Joseph Consentino is well-known in the Connecticut film world as founder and artistic director of the Ridgefield Playhouse Film Society, which presents screenings with filmmakers on hand. On Sunday, Aug. 21, Consentino will turn the tables, presenting a film he made with his wife, Sandra.

“Muhammad Ali: The Whole Story” is a made-for-TV documentary about Ali’s youth, his early years as a boxer, his conversion to Islam and changing his name, his opposition to the Vietnam war, his famous fights and his ever-changing roster of significant others, some of whom gave interviews for the film.

In an interview, Consentino said TNT asked him to make the film in 1995 and he hesitated because he was longtime friends with Ali’s rival Joe Frazier. “Everything about Ali was loud and boisterous. He was a braggart. Joe was just the opposite, a very humble guy,” he said. “He wasn’t as eloquent as Ali but … when he said something he meant something, he didn’t just blab.”

In the year making the film, Consentino warmed to Ali. “I saw it was all, as he put it, jive. He was an actor. He also could fight. … For him, it was show business,” he said.

Consentino had a glimpse of Ali’s show-biz jive earlier in his career, when he was a photojournalist covering the first Ali-Frazier fight, on March 8, 1971, at Madison Square Garden. “We were there from the weigh-in at 8 in the morning until after midnight. At around 4, I decided to go up into the balcony to check out the different positions,” he said. “All of a sudden I hear a voice behind me. I turned around. Ali was coming out of a room. … He was saying, ‘Where is Joe Frazier? I want to fight him now. Get him here now.’

“I wasn’t shooting video, I was shooting film. I yelled down, ‘Get me the light and sound man.’ By the time the guys got there, [Ali] had walked back into the room,” Consentino said. “Then the door opened. I said, ‘Everybody roll.’ He came out and did the exact same thing. … He understood the power of the press.”

“The Whole Story” debuted the same year as the Oscar-winning theatrical documentary “When We Were Kings,” which focused on the 1974 Ali-George Foreman fight in Zaire. Both films benefited from a wave of Ali nostalgia following Ali’s lighting of the Olympic torch in 1996 in Atlanta. Another Ali nostalgia wave is happening now, in the wake of the fighter’s death last month.

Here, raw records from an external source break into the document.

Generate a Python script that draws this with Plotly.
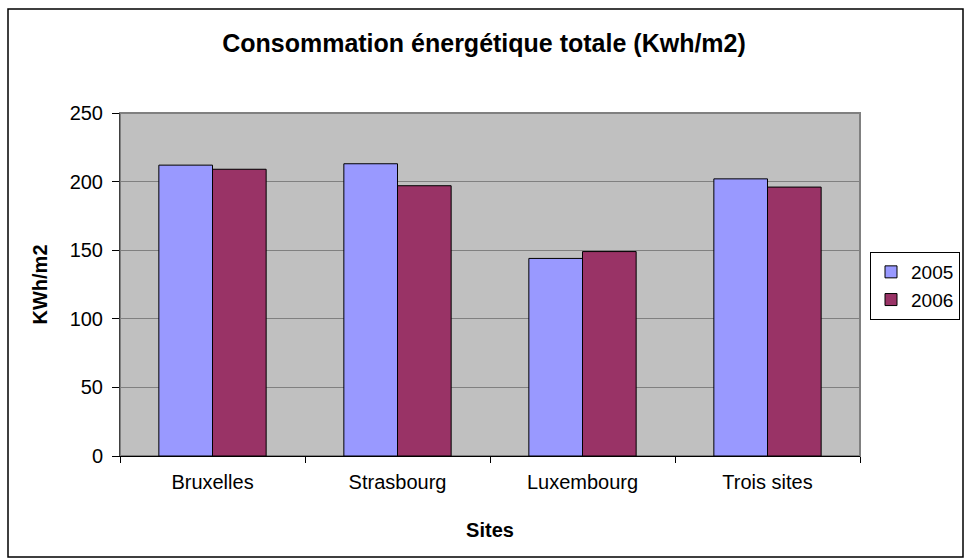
import plotly.graph_objects as go

sites = ["Bruxelles", "Strasbourg", "Luxembourg", "Trois sites"]
values_2005 = [212, 213, 144, 202]
values_2006 = [209, 197, 149, 196]
y_ticks = [0, 50, 100, 150, 200, 250]

W, H = 968, 559
L, R, T, B = 120, 860, 113, 456

fig = go.Figure()
fig.add_trace(go.Bar(name="2005", x=sites, y=values_2005,
                     marker=dict(color="#9999FF", line=dict(color="#000000", width=1))))
fig.add_trace(go.Bar(name="2006", x=sites, y=values_2006,
                     marker=dict(color="#993366", line=dict(color="#000000", width=1))))

font = "Liberation Sans, Arial, sans-serif"
fig.update_layout(
    width=W, height=H,
    margin=dict(l=L, r=W - R, t=T, b=H - B, pad=0, autoexpand=False),
    paper_bgcolor="white",
    plot_bgcolor="#C0C0C0",
    barmode="group",
    bargap=0.42,
    bargroupgap=0,
    font=dict(family=font, size=20, color="black"),
    title=dict(text="<b>Consommation énergétique totale (Kwh/m2)</b>",
               x=0.5, xanchor="center", y=1 - 43 / H, yanchor="middle",
               font=dict(size=25, family=font, color="black")),
    legend=dict(x=(870 - L) / (R - L), y=(B - 252) / (B - T), xanchor="left", yanchor="top",
                bordercolor="black", borderwidth=1, bgcolor="white",
                font=dict(size=19, family=font), itemwidth=30),
    showlegend=True,
)
fig.update_xaxes(
    showgrid=False, showline=True, linecolor="black", linewidth=1,
    ticks="outside", tickson="boundaries", ticklen=6, tickcolor="black",
    tickfont=dict(size=20, family=font), ticklabelstandoff=8,
    title=dict(text="<b>Sites</b>", font=dict(size=20, family=font), standoff=30),
)
fig.update_yaxes(
    range=[0, 250], tickvals=y_ticks, showgrid=True, gridcolor="#808080", gridwidth=1,
    showline=True, linecolor="#404040", linewidth=1,
    ticks="outside", ticklen=7, tickcolor="black",
    tickfont=dict(size=20, family=font), ticklabelstandoff=5,
    title=dict(text="<b>KWh/m2</b>", font=dict(size=20, family=font), standoff=16),
    zeroline=False,
)
# plot area border (gray) and outer chart frame
fig.add_shape(type="rect", xref="paper", yref="paper", x0=0, x1=1, y0=0, y1=1,
              line=dict(color="#808080", width=2), layer="below")
fig.add_shape(type="rect", xref="paper", yref="paper",
              x0=(8 - L) / (R - L), x1=(963 - L) / (R - L),
              y0=(B - 557) / (B - T), y1=(B - 9) / (B - T),
              line=dict(color="black", width=1.5))
fig.write_html("out.html", config={"displayModeBar": False},
               post_script="document.body.style.margin='0';document.body.style.overflow='hidden';")
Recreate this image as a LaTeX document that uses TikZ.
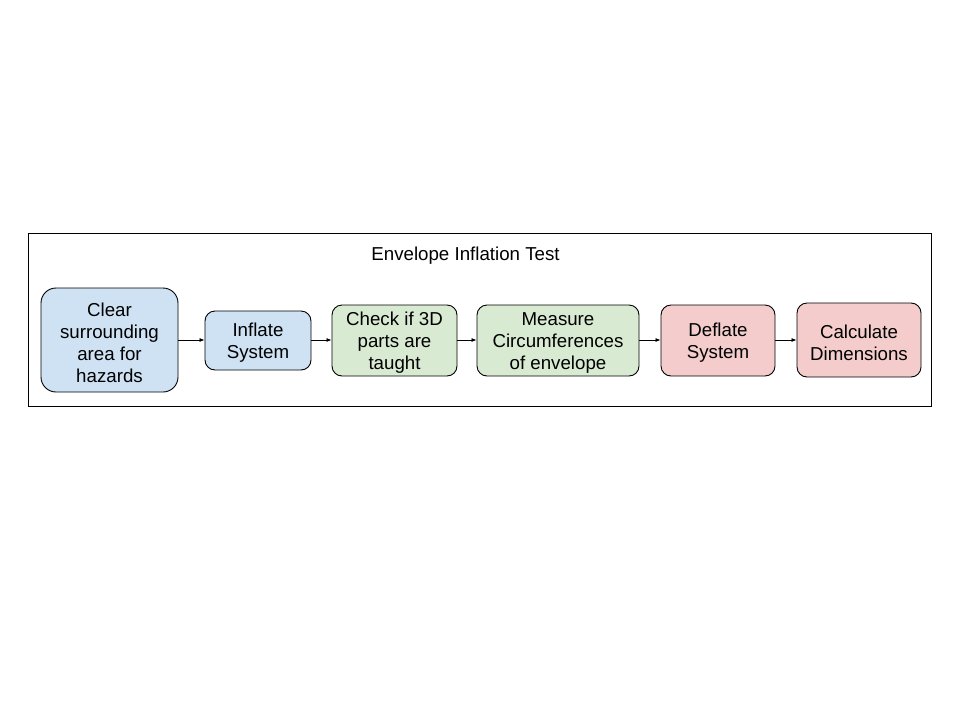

“The Whole Story” will be shown at 6:30 p.m. at the playhouse at 80 East Ridge Ave. in Ridgefield. Ira Joe Fisher will host the evening. Joseph and Sandra Consentino will do a Q&A after the screening, as well as Ali’s daughter Rasheda. Admission is $10. A portion of the proceeds will benefit the Michael J. Fox Foundation for Parkinson’s Research. ridgefieldplayhouse.org.